▶ [Data segment]
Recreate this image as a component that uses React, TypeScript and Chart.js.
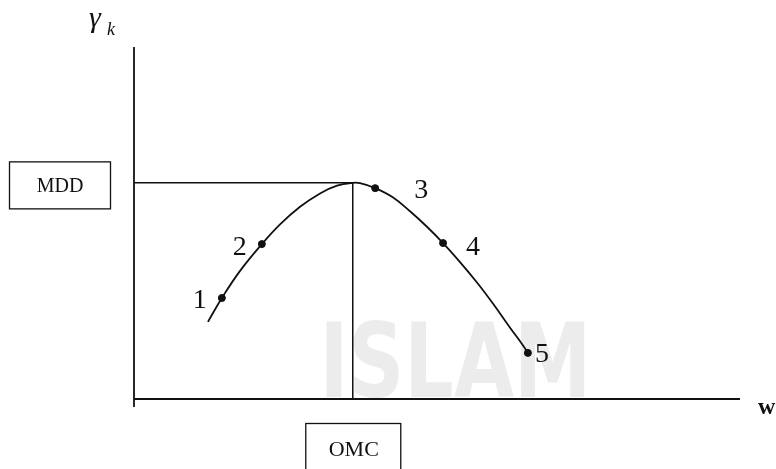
import React, { useEffect, useRef } from "react";
import { Chart, registerables } from "chart.js";

Chart.register(...registerables);

// ---- data (arbitrary units: w on x, dry density on y) ----
const curveW = [12.2, 14.5, 17.5, 21.1, 24.1, 27.4, 30.7, 33.5, 36.1, 37.3, 39.8, 42.7, 45.5, 48.3, 51.0, 53.8, 56.6, 59.2, 62.0, 64.2, 65.0];
const curveGamma = [21.9, 28.7, 36.4, 44.0, 49.6, 54.6, 58.4, 60.6, 61.4, 61.3, 59.9, 57.3, 53.4, 49.0, 44.3, 38.9, 33.1, 27.2, 20.4, 15.2, 13.1];

const sampleLabels = ["1", "2", "3", "4", "5"];
const sampleW = [14.5, 21.1, 39.8, 51.0, 65.0];
const sampleGamma = [28.7, 44.0, 59.9, 44.3, 13.1];

const OMC = 36.1;
const MDD = 61.4;

const X_MIN = 0;
const X_MAX = 100;
const Y_MIN = 0;
const Y_MAX = 100;
const Y_AXIS_BELOW = -2.3;

// label offsets in px (style, not data)
const labelOffsets: [number, number][] = [
  [-22, 1],
  [-22, 1],
  [46, 0],
  [30, 2],
  [14, 0],
];

const SERIF = "'Liberation Serif', 'DejaVu Serif', serif";
const INK = "#111111";

export default function App() {
  const canvasRef = useRef<HTMLCanvasElement | null>(null);

  useEffect(() => {
    const canvas = canvasRef.current;
    if (!canvas) return;

    const annotate = {
      id: "annotate",
      beforeDatasetsDraw(chart: any) {
        const ctx = chart.ctx as CanvasRenderingContext2D;
        // faint watermark
        ctx.save();
        ctx.fillStyle = "rgba(205,205,205,0.38)";
        ctx.font = "bold 130px 'DejaVu Sans', sans-serif";
        ctx.textBaseline = "alphabetic";
        const text = "ISLAM";
        const w = ctx.measureText(text).width;
        const targetW = 272;
        const xs = chart.scales.x;
        const left = xs.getPixelForValue(30.6);
        ctx.translate(left, 397);
        ctx.scale(targetW / w, 0.8);
        ctx.fillText(text, 0, 0);
        ctx.restore();
      },
      afterDraw(chart: any) {
        const ctx = chart.ctx as CanvasRenderingContext2D;
        const xs = chart.scales.x;
        const ys = chart.scales.y;
        const x0 = xs.getPixelForValue(0);
        const y0 = ys.getPixelForValue(0);
        const xOmc = xs.getPixelForValue(OMC);
        const yMdd = ys.getPixelForValue(MDD);

        ctx.save();
        ctx.strokeStyle = INK;
        ctx.fillStyle = INK;
        ctx.lineWidth = 1.3;

        // MDD box
        const bw = 101, bh = 47;
        const bx = x0 - 24 - bw;
        const by = yMdd + 2 - bh / 2;
        ctx.strokeRect(bx + 0.5, by + 0.5, bw, bh);
        ctx.font = `20px ${SERIF}`;
        ctx.textAlign = "center";
        ctx.textBaseline = "alphabetic";
        ctx.fillText("MDD", bx + bw / 2 + 0.5, by + bh / 2 + 7);

        // OMC box
        const ow = 95, oh = 60;
        const ox = xOmc - ow / 2;
        const oy = y0 + 24;
        ctx.strokeRect(ox + 0.5, oy + 0.5, ow, oh);
        ctx.font = `22px ${SERIF}`;
        ctx.fillText("OMC", xOmc + 1, oy + 33);

        // point labels
        ctx.font = `28px ${SERIF}`;
        sampleLabels.forEach((lab, i) => {
          const px = xs.getPixelForValue(sampleW[i]) + labelOffsets[i][0];
          const py = ys.getPixelForValue(sampleGamma[i]) + labelOffsets[i][1];
          ctx.fillText(lab, px, py + 9.5);
        });

        // axis titles
        ctx.textAlign = "left";
        ctx.font = `italic 30px ${SERIF}`;
        ctx.fillText("\u03B3", 89, 27);
        ctx.font = `italic 18px ${SERIF}`;
        ctx.fillText("k", 107, 35);
        ctx.font = `bold 24px ${SERIF}`;
        ctx.fillText("w", 758, 414);
        ctx.restore();
      },
    };

    const chart = new Chart(canvas, {
      type: "scatter",
      data: {
        datasets: [
          {
            type: "line",
            label: "y-axis",
            data: [
              { x: X_MIN, y: Y_AXIS_BELOW },
              { x: X_MIN, y: Y_MAX },
            ],
            borderColor: INK,
            borderWidth: 1.8,
            pointRadius: 0,
            clip: false as any,
          },
          {
            type: "line",
            label: "x-axis",
            data: [
              { x: X_MIN, y: Y_MIN },
              { x: X_MAX, y: Y_MIN },
            ],
            borderColor: INK,
            borderWidth: 1.8,
            pointRadius: 0,
            clip: false as any,
          },
          {
            type: "line",
            label: "MDD guide",
            data: [
              { x: X_MIN, y: MDD },
              { x: OMC, y: MDD },
            ],
            borderColor: INK,
            borderWidth: 1.5,
            pointRadius: 0,
          },
          {
            type: "line",
            label: "OMC guide",
            data: [
              { x: OMC, y: MDD },
              { x: OMC, y: Y_MIN },
            ],
            borderColor: INK,
            borderWidth: 1.5,
            pointRadius: 0,
          },
          {
            type: "line",
            label: "compaction curve",
            data: curveW.map((w, i) => ({ x: w, y: curveGamma[i] })),
            borderColor: INK,
            borderWidth: 1.8,
            pointRadius: 0,
            tension: 0.4,
          },
          {
            type: "scatter",
            label: "samples",
            data: sampleW.map((w, i) => ({ x: w, y: sampleGamma[i] })),
            backgroundColor: INK,
            borderColor: INK,
            pointRadius: 3.5,
          },
        ],
      },
      options: {
        animation: false,
        responsive: false,
        events: [],
        layout: { padding: { left: 134, right: 36, top: 47, bottom: 70 } },
        plugins: {
          legend: { display: false },
          tooltip: { enabled: false },
          title: { display: false },
        },
        scales: {
          x: { type: "linear", min: X_MIN, max: X_MAX, display: false },
          y: { type: "linear", min: Y_MIN, max: Y_MAX, display: false },
        },
      },
      plugins: [annotate],
    });

    return () => chart.destroy();
  }, []);

  return (
    <div style={{ position: "absolute", left: 0, top: 0, width: 776, height: 469, background: "#ffffff" }}>
      <canvas ref={canvasRef} width={776} height={469} style={{ display: "block" }} />
    </div>
  );
}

▶ [Exercise goal]
Give again exactly the lines running from the beginning of the material above through the line that contains "if (!canvas) return;", and leave out every picture.

▶ [Written solution]
Recreate this image as a component that uses React, TypeScript and Chart.js.
import React, { useEffect, useRef } from "react";
import { Chart, registerables } from "chart.js";

Chart.register(...registerables);

// ---- data (arbitrary units: w on x, dry density on y) ----
const curveW = [12.2, 14.5, 17.5, 21.1, 24.1, 27.4, 30.7, 33.5, 36.1, 37.3, 39.8, 42.7, 45.5, 48.3, 51.0, 53.8, 56.6, 59.2, 62.0, 64.2, 65.0];
const curveGamma = [21.9, 28.7, 36.4, 44.0, 49.6, 54.6, 58.4, 60.6, 61.4, 61.3, 59.9, 57.3, 53.4, 49.0, 44.3, 38.9, 33.1, 27.2, 20.4, 15.2, 13.1];

const sampleLabels = ["1", "2", "3", "4", "5"];
const sampleW = [14.5, 21.1, 39.8, 51.0, 65.0];
const sampleGamma = [28.7, 44.0, 59.9, 44.3, 13.1];

const OMC = 36.1;
const MDD = 61.4;

const X_MIN = 0;
const X_MAX = 100;
const Y_MIN = 0;
const Y_MAX = 100;
const Y_AXIS_BELOW = -2.3;

// label offsets in px (style, not data)
const labelOffsets: [number, number][] = [
  [-22, 1],
  [-22, 1],
  [46, 0],
  [30, 2],
  [14, 0],
];

const SERIF = "'Liberation Serif', 'DejaVu Serif', serif";
const INK = "#111111";

export default function App() {
  const canvasRef = useRef<HTMLCanvasElement | null>(null);

  useEffect(() => {
    const canvas = canvasRef.current;
    if (!canvas) return;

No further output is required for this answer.